Yet that’s like saying the course prepares students to better deal with a significant portion of their future patients, said Joel Rosenbloom, DDS, lecturer and director of the third-year module, Psychiatry and Dentistry, who added that mental health issues are ubiquitous.

“According to the Centre for Addiction and Mental Health (CAMH), one in five people have a diagnosable mental health issue. We should be able to graduate students who are able to treat those patients,” said Rosenbloom.

The new material will supplement the current curriculum. Third-year students have the option of attending a rotation at CAMH as part of their hospital rotations. Fourth-year students have a mandatory rotation at CAMH. 

The didactic course module runs before the third-year and fourth-year rotations to give students a background in mental health dentistry by surveying a range of diseases and resulting conditions and behaviors that may present in their patients. 

One lecture will be given by David Clark, DDS, MSc, a staff dentist at the Ontario Shores Centre for Mental Health Sciences and instructor at the school, both for 30 years.
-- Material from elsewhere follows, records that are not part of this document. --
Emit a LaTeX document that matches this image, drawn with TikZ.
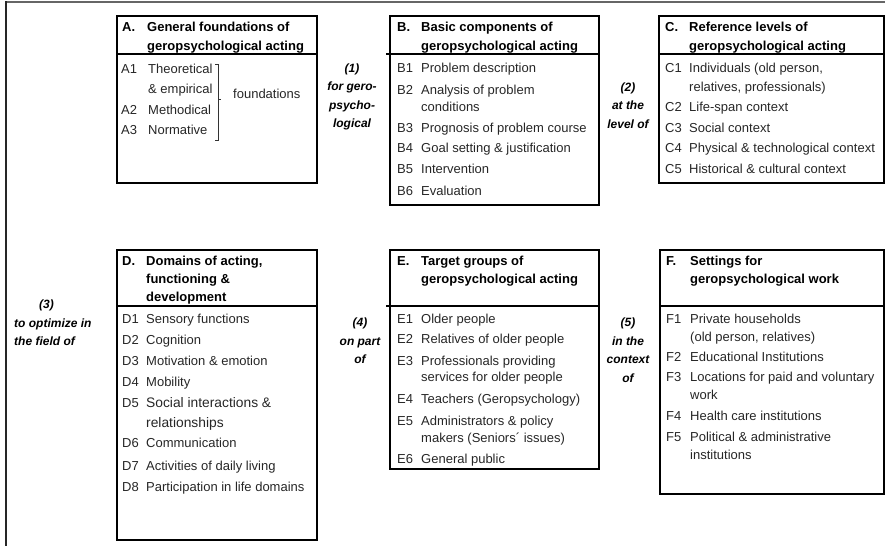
\documentclass[tikz,border=0pt]{standalone}
\usepackage{fontspec}
\setmainfont{Liberation Sans}
\begin{document}
\begin{tikzpicture}[x=1pt,y=-1pt,
  panel/.style={draw=black, line width=1.6pt, inner sep=0pt, anchor=north west},
  rule/.style={line width=1.2pt, black},
  head/.style={anchor=base west, inner sep=0pt, font=\fontsize{13}{15}\selectfont\bfseries},
  entry/.style={anchor=base west, inner sep=0pt, font=\fontsize{13}{15}\selectfont, text=black!85},
  bigentry/.style={entry, font=\fontsize{13.8}{16}\selectfont},
  link/.style={align=center, inner sep=0pt, font=\fontsize{12}{18.5}\selectfont\bfseries\itshape},
  brace/.style={line width=0.9pt, black!80},
]
\useasboundingbox (0,0) rectangle (885,546);

% outer frame: top and left edges only
\draw[line width=1.5pt, black!60] (5,2) -- (885,2);
\draw[line width=1.5pt, black!85] (6,1.3) -- (6,546);

% ---------- panels ----------
\node[panel, minimum width=200pt, minimum height=167pt] (A) at (116,15) {};
\node[panel, minimum width=209pt, minimum height=189pt] (B) at (389,15) {};
\node[panel, minimum width=225pt, minimum height=167pt] (C) at (658,15) {};
\node[panel, minimum width=200pt, minimum height=290pt] (D) at (116,249) {};
\node[panel, minimum width=209pt, minimum height=219pt] (E) at (389,249) {};
\node[panel, minimum width=224pt, minimum height=244pt] (F) at (659,249) {};

% header rules
\draw[rule] (116,54) -- (316,54);
\draw[rule] (386,54) -- (598,54);
\draw[rule] (658,54) -- (883,54);
\draw[rule] (116,306) -- (316,306);
\draw[rule] (386,306) -- (598,306);
\draw[rule] (659,306) -- (883,306);

% ---------- A ----------
\node[head] (Ah) at (122,31.5) {A.};
\node[head] (Ah1) at (147,31.5) {General foundations of};
\node[head] (Ah2) at (147,50) {geropsychological acting};
\node[entry] (A1k) at (121,73.5) {A1};
\node[entry] (A1) at (148,73.5) {Theoretical};
\node[entry] (A1b) at (148,93.5) {\& empirical};
\node[entry] (A2k) at (121,114.5) {A2};
\node[entry] (A2) at (148,114.5) {Methodical};
\node[entry] (A3k) at (121,134.5) {A3};
\node[entry] (A3) at (148,134.5) {Normative};
\draw[brace] (215,64) -- (218,64) -- (218,140) -- (215,140);
\draw[brace] (218,99) -- (221,99);
\node[entry] (Af) at (233,98) {foundations};

% ---------- B ----------
\node[head] (Bh) at (397,31.5) {B.};
\node[head] (Bh1) at (421,31.5) {Basic components of};
\node[head] (Bh2) at (421,50) {geropsychological acting};
\node[entry] (B1k) at (397,72.5) {B1};
\node[entry] (B1) at (421,72.5) {Problem description};
\node[entry] (B2k) at (397,94.5) {B2};
\node[entry] (B2) at (421,94.5) {Analysis of problem};
\node[entry] (B2b) at (421,111.5) {conditions};
\node[entry] (B3k) at (397,132.5) {B3};
\node[entry] (B3) at (421,132.5) {Prognosis of problem course};
\node[entry] (B4k) at (397,152.5) {B4};
\node[entry] (B4) at (421,152.5) {Goal setting \& justification};
\node[entry] (B5k) at (397,173.5) {B5};
\node[entry] (B5) at (421,173.5) {Intervention};
\node[entry] (B6k) at (397,195.5) {B6};
\node[entry] (B6) at (421,195.5) {Evaluation};

% ---------- C ----------
\node[head] (Ch) at (665,31.5) {C.};
\node[head] (Ch1) at (689,31.5) {Reference levels of};
\node[head] (Ch2) at (689,50) {geropsychological acting};
\node[entry] (C1k) at (665,72.5) {C1};
\node[entry] (C1) at (689,72.5) {Individuals (old person,};
\node[entry] (C1b) at (689,91.5) {relatives, professionals)};
\node[entry] (C2k) at (665,111.5) {C2};
\node[entry] (C2) at (689,111.5) {Life-span context};
\node[entry] (C3k) at (665,132.5) {C3};
\node[entry] (C3) at (689,132.5) {Social context};
\node[entry] (C4k) at (665,152.5) {C4};
\node[entry] (C4) at (689,152.5) {Physical \& technological context};
\node[entry] (C5k) at (665,173.5) {C5};
\node[entry] (C5) at (689,173.5) {Historical \& cultural context};

% ---------- D ----------
\node[head] (Dh) at (122,265.5) {D.};
\node[head] (Dh1) at (146,265.5) {Domains of acting,};
\node[head] (Dh2) at (146,283.5) {functioning \&};
\node[head] (Dh3) at (146,301.5) {development};
\node[entry] (D1k) at (122,323.5) {D1};
\node[entry] (D1) at (146,323.5) {Sensory functions};
\node[entry] (D2k) at (122,344.5) {D2};
\node[entry] (D2) at (146,344.5) {Cognition};
\node[entry] (D3k) at (122,365.5) {D3};
\node[entry] (D3) at (146,365.5) {Motivation \& emotion};
\node[entry] (D4k) at (122,386.5) {D4};
\node[entry] (D4) at (146,386.5) {Mobility};
\node[entry] (D5k) at (122,407.5) {D5};
\node[bigentry] (D5) at (146,407.5) {Social interactions \&};
\node[bigentry] (D5b) at (146,427.5) {relationships};
\node[entry] (D6k) at (122,447.5) {D6};
\node[entry] (D6) at (146,447.5) {Communication};
\node[entry] (D7k) at (122,470.5) {D7};
\node[entry] (D7) at (146,470.5) {Activities of daily living};
\node[entry] (D8k) at (122,491.5) {D8};
\node[entry] (D8) at (146,491.5) {Participation in life domains};

% ---------- E ----------
\node[head] (Eh) at (397,265.5) {E.};
\node[head] (Eh1) at (421,265.5) {Target groups of};
\node[head] (Eh2) at (421,283.5) {geropsychological acting};
\node[entry] (E1k) at (397,323.5) {E1};
\node[entry] (E1) at (421,323.5) {Older people};
\node[entry] (E2k) at (397,343.5) {E2};
\node[entry] (E2) at (421,343.5) {Relatives of older people};
\node[entry] (E3k) at (397,365.5) {E3};
\node[entry] (E3) at (421,365.5) {Professionals providing};
\node[entry] (E3b) at (421,381.5) {services for older people};
\node[entry] (E4k) at (397,403.5) {E4};
\node[entry] (E4) at (421,403.5) {Teachers (Geropsychology)};
\node[entry] (E5k) at (397,425.5) {E5};
\node[entry] (E5) at (421,425.5) {Administrators \& policy};
\node[entry] (E5b) at (421,442.5) {makers (Seniors´ issues)};
\node[entry] (E6k) at (397,463.5) {E6};
\node[entry] (E6) at (421,463.5) {General public};

% ---------- F ----------
\node[head] (Fh) at (666,265.5) {F.};
\node[head] (Fh1) at (690,265.5) {Settings for};
\node[head] (Fh2) at (690,283.5) {geropsychological work};
\node[entry] (F1k) at (666,323.5) {F1};
\node[entry] (F1) at (690,323.5) {Private households};
\node[entry] (F1b) at (690,341.5) {(old person, relatives)};
\node[entry] (F2k) at (666,361.5) {F2};
\node[entry] (F2) at (690,361.5) {Educational Institutions};
\node[entry] (F3k) at (666,381.5) {F3};
\node[entry] (F3) at (690,381.5) {Locations for paid and voluntary};
\node[entry] (F3b) at (690,399.5) {work};
\node[entry] (F4k) at (666,420.5) {F4};
\node[entry] (F4) at (690,420.5) {Health care institutions};
\node[entry] (F5k) at (666,441.5) {F5};
\node[entry] (F5) at (690,441.5) {Political \& administrative};
\node[entry] (F5b) at (690,459.5) {institutions};

% ---------- linking phrases ----------
\node[link] (L1) at (352,97) {(1)\\for gero-\\psycho-\\logical};
\node[link] (L2) at (628,105.5) {(2)\\at the\\level of};
\node[link, align=left, anchor=north west] (L3) at (14,300) {\hspace*{25pt}(3)\\to optimize in\\the field of};
\node[link] (L4) at (360,341) {(4)\\on part\\of};
\node[link] (L5) at (628,350) {(5)\\in the\\context\\of};
\end{tikzpicture}
\end{document}
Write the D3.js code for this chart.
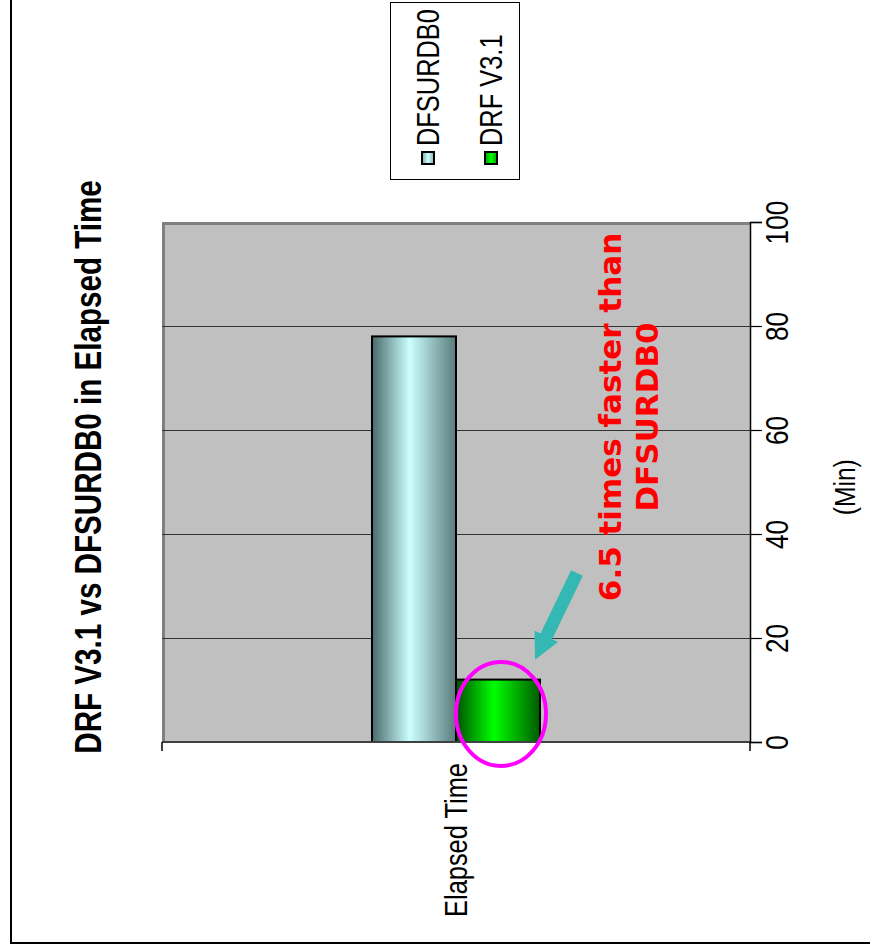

He also is the author of a seminal article on specialized care for patients with mental health issues, the school says. 

“I will be focusing on the everyday experiences at the hospital dealing with patients with various diagnoses,” said Clark.

Students will be tuned in to certain drug interactions that can indicate mental health challenges or affect the health and behaviors of their patients. In turn, the school says, this will help students become more confident in making treatment choices.

For both Rosenbloom and Clark, though, the overarching lesson of the course is about upending stigmas surrounding mental health issues.

“They’re people like you and me,” said Rosenbloom, who started as a dentist at the CAMH dental clinic in the early 1980s and returned there 11 years ago. “They have a condition that disposes them to act in a certain way. Part of what I like to do is break down stigma.”

In addition to directing the new course, Rosenbloom is a site supervisor for the CAMH rotation.

By emphasizing humanizing interactions through talking and listening carefully to patients, the course “is going to put this group of psychiatric conditions on the same level as any other condition,” said Clark.

Lecturers also will include trauma psychiatry expert Clare Pain, MD, DSc, staff psychiatrist at Mount Sinai and professor in the Faculty of Medicine; David Goldbloom, OC, MD, professor and senior medical advisor at CAMH; and Vicky Stergiopoulos, MD, MHSc, MSc, CAMH physician in chief.